Published:Saturday | August 14, 2021 | 12:08 AMCecelia Campbell-Livingston/Gleaner Writer
Nicholas Graham, CEO of 
Rocky Point Whitehouse Seafood Restaurant, said the even though he will not be able to host the annual seafood festival this year, the back-to-school treat will still be held as the children and families from Rocky Point are lookin
Nicholas Graham, CEO of Rocky Point Whitehouse Seafood Restaurant, said the even though he will not be able to host the annual seafood festival this year, the back-to-school treat will still be held as the children and families from Rocky Point are looking forward to it.

It is a bittersweet moment for Rocky Point businessman Nicholas Graham as he looks forward to assisting students in his community through his annual back-to-school event.

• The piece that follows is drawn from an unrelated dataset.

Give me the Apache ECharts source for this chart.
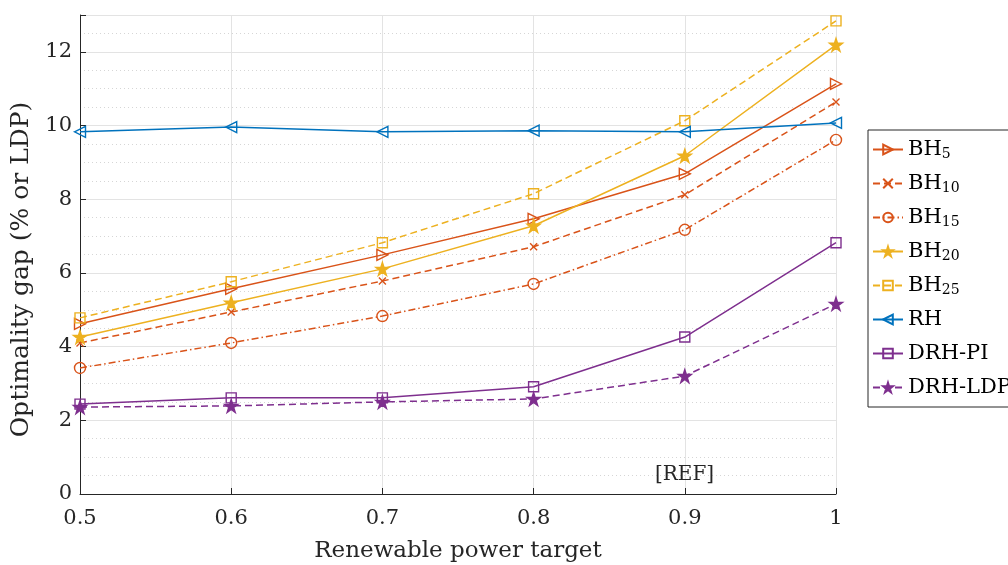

This year, he will do it without the presence of his beloved mother, Dorrette Johnson, who stood with him and stoutly defended along with other placard-bearing supporters early February when he was detained by the police in connection with a suspected drug plane that made an emergency landing on the beach.

“We will be hosting the event in her honour, as she was like the heart of the community,” he shared in an interview with The Gleaner.

Johnson, who passed away in March, left a huge void in her son’s life, and leaves him also wondering if the stress of what he went through contributed to her falling ill and dying, as he said she didn’t have any serious illness prior to that.

“She was my rock and to the community. She always helped people here and there. She was like the ambassador for White Sands Seafood Restaurant,” he recalled.

Graham said six weeks ago, he enjoyed some measure of success with two events he was able to host when the entertainment sector was briefly reopened and then shuttered due to rising COVID-19 infections islandwide.

The major one, a carnival which was slated to be held on August 27, would have seen most of the proceeds going towards the funding of the back-to-school event.

With the plug now pulled on that, he plans to turn to business stakeholders in the community in order not to disappoint the children.

“We will be doing it in my mother’s honour, so whether or not we make the money, because it is attached to her memory, we will have to do whatever it takes to put a smile on her face and make her happy,” he quipped.

Graham described Rocky Point, the community of mostly fisherfolk, as a mixture of “the have and the have-nots”, and it is for this reason he is going all out to ensure that those in need of assistance are taken care of.

“We definitely like to cater for the have-nots. We will still try to do our best,” he shared as he said the annual event usually sees about 600 to 700 students across the different grade levels attending.